▶ **Directive**: Below is a listing; print exactly its lines from the one containing "Write a web" down to the one containing "19.152, 19.309, 19.413, 19.590, 19.684, 20.293, 20.470, 20.608];", both inclusive, with every picture left out.

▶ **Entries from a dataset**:
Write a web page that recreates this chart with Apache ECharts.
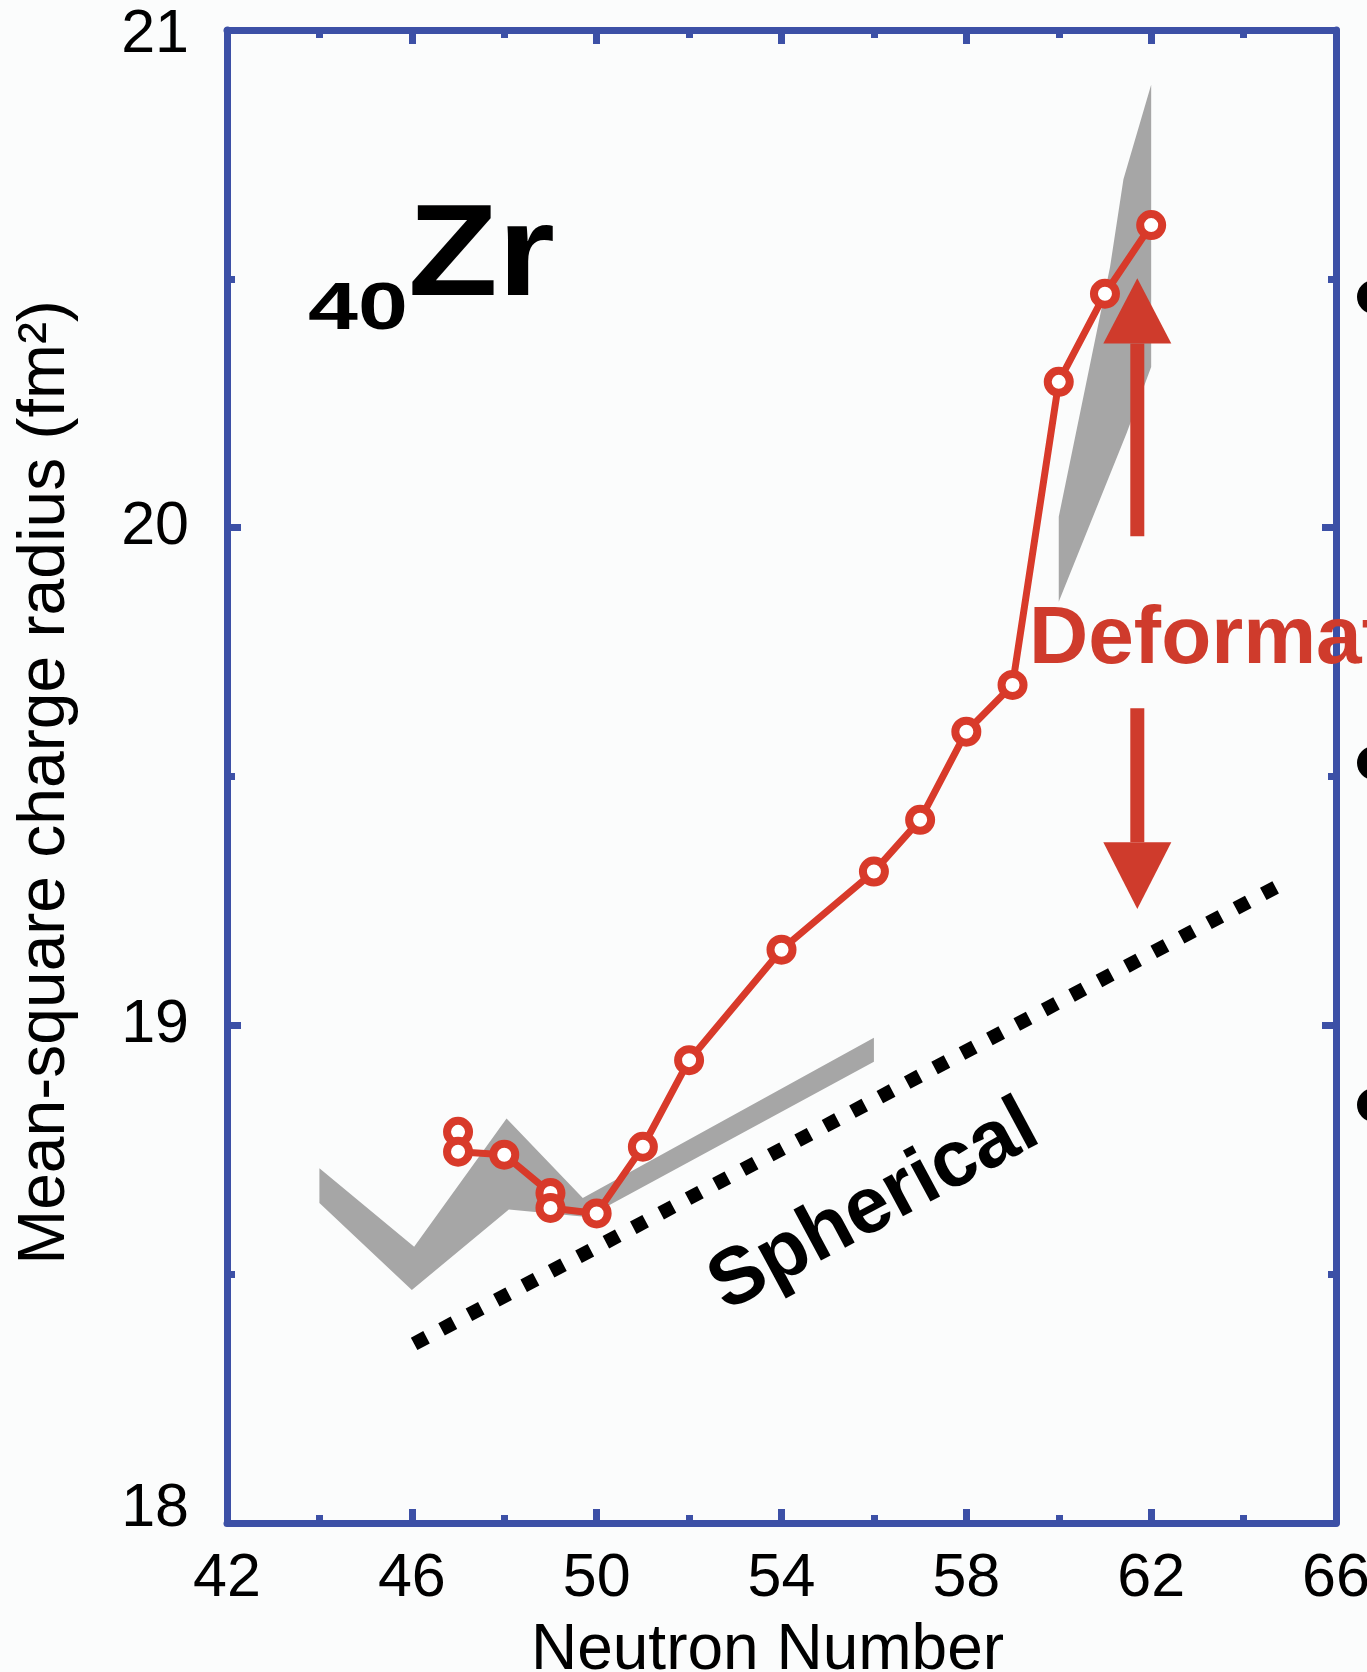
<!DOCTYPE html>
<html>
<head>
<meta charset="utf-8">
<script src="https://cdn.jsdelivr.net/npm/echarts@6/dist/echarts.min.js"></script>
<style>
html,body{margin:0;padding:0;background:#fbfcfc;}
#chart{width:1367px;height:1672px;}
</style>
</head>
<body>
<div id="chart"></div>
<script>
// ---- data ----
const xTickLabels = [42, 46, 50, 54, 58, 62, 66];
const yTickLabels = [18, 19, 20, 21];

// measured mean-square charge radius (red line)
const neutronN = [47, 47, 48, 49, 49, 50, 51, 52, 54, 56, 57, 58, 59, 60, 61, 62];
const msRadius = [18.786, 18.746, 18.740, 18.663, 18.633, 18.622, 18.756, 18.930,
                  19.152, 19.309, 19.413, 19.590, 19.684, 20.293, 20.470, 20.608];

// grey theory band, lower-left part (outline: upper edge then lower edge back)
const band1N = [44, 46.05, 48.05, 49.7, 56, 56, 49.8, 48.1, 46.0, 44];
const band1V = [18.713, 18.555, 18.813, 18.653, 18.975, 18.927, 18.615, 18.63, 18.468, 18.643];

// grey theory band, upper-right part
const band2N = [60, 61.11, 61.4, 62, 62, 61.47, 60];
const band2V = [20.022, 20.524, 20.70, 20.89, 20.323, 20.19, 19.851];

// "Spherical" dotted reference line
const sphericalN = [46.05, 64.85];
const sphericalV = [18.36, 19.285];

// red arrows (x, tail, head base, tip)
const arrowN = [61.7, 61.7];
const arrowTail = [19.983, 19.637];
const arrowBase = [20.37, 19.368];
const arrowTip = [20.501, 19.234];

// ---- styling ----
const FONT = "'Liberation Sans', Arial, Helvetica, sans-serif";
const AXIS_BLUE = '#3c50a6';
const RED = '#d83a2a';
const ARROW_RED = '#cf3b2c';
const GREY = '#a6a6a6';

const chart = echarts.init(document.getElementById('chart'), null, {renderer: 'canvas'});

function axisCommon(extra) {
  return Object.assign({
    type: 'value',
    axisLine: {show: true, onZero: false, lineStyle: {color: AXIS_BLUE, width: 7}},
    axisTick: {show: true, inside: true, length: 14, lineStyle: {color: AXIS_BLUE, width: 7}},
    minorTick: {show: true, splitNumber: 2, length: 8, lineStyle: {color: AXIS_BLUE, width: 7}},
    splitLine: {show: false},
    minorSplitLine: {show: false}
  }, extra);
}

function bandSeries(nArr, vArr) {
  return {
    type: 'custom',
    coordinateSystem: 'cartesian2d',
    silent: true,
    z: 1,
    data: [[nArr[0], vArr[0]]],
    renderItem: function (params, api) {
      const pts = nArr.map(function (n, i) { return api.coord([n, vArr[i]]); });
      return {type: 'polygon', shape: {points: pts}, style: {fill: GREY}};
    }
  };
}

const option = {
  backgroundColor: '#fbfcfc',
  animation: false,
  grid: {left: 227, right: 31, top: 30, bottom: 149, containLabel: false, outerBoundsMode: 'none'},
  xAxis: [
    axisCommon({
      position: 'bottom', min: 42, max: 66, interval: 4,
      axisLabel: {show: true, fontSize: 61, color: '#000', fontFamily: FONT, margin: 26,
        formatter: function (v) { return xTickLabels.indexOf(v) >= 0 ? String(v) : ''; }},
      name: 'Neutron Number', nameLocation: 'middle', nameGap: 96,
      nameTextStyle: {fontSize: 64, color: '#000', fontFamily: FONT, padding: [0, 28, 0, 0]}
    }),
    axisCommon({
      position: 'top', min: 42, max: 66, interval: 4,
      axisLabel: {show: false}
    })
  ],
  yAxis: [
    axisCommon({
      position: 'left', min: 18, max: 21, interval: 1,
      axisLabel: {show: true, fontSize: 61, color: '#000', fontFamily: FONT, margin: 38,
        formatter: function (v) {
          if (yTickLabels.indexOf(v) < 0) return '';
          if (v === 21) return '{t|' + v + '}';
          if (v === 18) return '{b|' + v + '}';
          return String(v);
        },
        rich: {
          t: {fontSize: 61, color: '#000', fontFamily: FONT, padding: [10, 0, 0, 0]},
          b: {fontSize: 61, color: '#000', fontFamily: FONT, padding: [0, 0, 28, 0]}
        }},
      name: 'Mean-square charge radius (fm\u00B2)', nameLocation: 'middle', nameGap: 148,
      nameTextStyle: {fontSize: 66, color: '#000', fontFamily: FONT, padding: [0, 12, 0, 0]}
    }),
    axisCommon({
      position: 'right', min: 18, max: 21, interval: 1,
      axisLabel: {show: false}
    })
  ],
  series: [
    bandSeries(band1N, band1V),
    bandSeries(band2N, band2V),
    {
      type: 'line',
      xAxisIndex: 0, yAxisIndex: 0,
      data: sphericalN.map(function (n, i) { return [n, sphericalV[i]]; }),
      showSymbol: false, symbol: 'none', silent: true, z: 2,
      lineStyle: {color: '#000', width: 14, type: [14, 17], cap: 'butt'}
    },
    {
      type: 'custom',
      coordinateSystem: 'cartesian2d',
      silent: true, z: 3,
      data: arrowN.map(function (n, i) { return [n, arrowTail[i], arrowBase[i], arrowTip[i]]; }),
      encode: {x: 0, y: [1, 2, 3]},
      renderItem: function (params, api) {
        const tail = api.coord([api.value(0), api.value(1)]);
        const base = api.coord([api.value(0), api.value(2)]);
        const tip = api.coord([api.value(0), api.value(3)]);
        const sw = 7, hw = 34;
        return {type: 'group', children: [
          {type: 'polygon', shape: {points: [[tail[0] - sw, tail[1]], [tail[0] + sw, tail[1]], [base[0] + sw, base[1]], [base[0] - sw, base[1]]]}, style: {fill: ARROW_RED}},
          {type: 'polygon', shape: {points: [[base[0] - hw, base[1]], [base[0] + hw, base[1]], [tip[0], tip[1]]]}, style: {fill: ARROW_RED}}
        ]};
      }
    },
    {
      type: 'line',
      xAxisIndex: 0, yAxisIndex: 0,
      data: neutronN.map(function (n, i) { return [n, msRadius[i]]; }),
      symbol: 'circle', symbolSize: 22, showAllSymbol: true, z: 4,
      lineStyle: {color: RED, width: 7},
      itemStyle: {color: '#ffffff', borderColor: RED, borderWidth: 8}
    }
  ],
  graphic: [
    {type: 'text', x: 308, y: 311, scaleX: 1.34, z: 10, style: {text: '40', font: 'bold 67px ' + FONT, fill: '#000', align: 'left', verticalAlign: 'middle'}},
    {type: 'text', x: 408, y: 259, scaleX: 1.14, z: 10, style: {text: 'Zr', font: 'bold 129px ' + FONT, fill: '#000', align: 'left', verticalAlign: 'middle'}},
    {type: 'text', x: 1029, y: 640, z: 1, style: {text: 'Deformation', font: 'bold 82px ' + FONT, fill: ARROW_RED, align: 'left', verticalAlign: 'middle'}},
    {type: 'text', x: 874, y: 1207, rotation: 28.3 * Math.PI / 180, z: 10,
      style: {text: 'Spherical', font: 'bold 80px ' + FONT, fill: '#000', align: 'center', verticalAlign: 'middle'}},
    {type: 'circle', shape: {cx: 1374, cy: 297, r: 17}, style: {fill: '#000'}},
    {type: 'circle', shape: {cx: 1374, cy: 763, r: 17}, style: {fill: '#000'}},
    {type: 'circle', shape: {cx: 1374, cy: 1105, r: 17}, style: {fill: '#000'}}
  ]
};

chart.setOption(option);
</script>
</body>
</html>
...
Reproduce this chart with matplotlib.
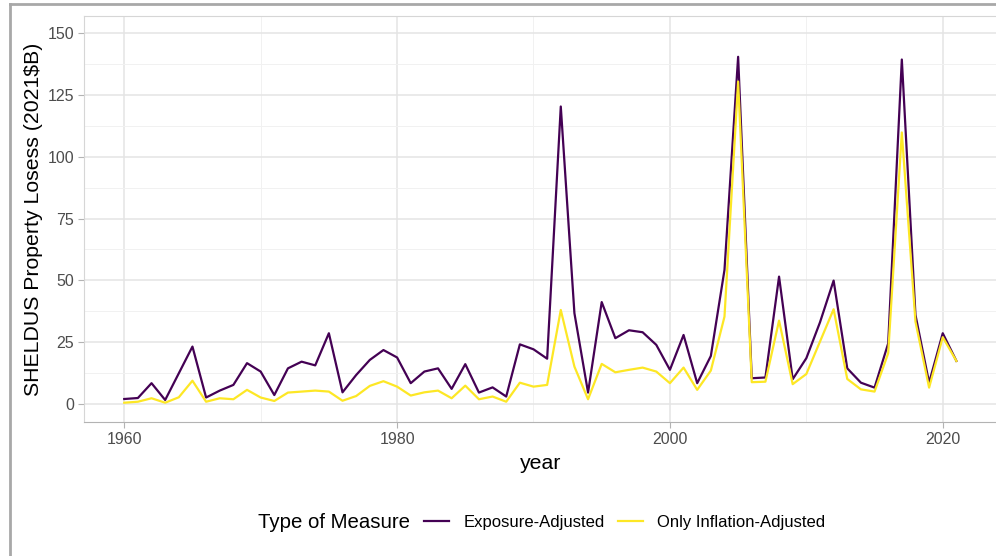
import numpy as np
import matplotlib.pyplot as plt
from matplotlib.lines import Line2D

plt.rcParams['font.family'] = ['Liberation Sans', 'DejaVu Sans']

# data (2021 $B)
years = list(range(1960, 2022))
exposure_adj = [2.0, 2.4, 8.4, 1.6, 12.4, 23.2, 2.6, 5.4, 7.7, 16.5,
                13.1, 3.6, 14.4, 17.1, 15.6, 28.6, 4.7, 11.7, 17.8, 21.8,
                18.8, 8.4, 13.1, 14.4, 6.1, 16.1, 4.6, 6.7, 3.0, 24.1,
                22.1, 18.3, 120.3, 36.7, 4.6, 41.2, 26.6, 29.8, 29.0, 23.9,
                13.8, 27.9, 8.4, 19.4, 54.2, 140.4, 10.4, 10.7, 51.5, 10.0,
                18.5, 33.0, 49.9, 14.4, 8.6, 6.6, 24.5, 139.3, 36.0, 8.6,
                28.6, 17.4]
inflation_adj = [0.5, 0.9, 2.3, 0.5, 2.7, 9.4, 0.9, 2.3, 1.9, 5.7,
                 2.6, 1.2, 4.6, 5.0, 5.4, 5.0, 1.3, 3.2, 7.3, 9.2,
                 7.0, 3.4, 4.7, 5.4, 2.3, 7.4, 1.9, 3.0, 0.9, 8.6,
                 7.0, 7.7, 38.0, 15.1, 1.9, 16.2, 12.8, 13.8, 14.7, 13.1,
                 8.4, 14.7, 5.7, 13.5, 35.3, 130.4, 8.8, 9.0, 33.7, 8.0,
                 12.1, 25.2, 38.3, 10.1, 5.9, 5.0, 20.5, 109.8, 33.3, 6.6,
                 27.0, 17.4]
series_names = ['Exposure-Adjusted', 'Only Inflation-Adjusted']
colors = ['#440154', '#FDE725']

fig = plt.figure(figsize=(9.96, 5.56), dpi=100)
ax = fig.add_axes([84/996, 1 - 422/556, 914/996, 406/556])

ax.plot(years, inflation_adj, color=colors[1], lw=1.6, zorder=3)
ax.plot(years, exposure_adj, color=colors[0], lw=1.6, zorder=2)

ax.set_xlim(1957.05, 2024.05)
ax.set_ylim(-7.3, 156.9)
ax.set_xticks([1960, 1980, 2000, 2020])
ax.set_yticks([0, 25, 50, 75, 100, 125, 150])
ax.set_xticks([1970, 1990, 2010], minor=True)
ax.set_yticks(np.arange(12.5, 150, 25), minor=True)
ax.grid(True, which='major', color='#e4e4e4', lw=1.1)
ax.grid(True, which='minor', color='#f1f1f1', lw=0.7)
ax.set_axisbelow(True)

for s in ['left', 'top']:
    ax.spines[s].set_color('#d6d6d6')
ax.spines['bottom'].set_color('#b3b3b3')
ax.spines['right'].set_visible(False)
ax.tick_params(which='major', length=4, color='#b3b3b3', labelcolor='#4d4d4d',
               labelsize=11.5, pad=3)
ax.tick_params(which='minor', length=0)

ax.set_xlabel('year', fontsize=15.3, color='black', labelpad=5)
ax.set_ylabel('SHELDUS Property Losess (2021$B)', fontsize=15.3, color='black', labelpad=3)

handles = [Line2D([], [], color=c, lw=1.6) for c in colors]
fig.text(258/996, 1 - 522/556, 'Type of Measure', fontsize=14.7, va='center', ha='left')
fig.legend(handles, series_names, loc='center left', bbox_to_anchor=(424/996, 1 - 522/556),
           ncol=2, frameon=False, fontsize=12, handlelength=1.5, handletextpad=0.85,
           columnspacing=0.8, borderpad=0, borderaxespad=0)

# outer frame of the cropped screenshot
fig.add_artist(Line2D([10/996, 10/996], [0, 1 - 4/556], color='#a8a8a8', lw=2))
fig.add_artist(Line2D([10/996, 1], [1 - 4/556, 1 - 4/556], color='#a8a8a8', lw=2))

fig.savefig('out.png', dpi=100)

▶ **Answer to this problem**:
Write a web page that recreates this chart with Apache ECharts.
<!DOCTYPE html>
<html>
<head>
<meta charset="utf-8">
<script src="https://cdn.jsdelivr.net/npm/echarts@6/dist/echarts.min.js"></script>
<style>
html,body{margin:0;padding:0;background:#fbfcfc;}
#chart{width:1367px;height:1672px;}
</style>
</head>
<body>
<div id="chart"></div>
<script>
// ---- data ----
const xTickLabels = [42, 46, 50, 54, 58, 62, 66];
const yTickLabels = [18, 19, 20, 21];

// measured mean-square charge radius (red line)
const neutronN = [47, 47, 48, 49, 49, 50, 51, 52, 54, 56, 57, 58, 59, 60, 61, 62];
const msRadius = [18.786, 18.746, 18.740, 18.663, 18.633, 18.622, 18.756, 18.930,
                  19.152, 19.309, 19.413, 19.590, 19.684, 20.293, 20.470, 20.608];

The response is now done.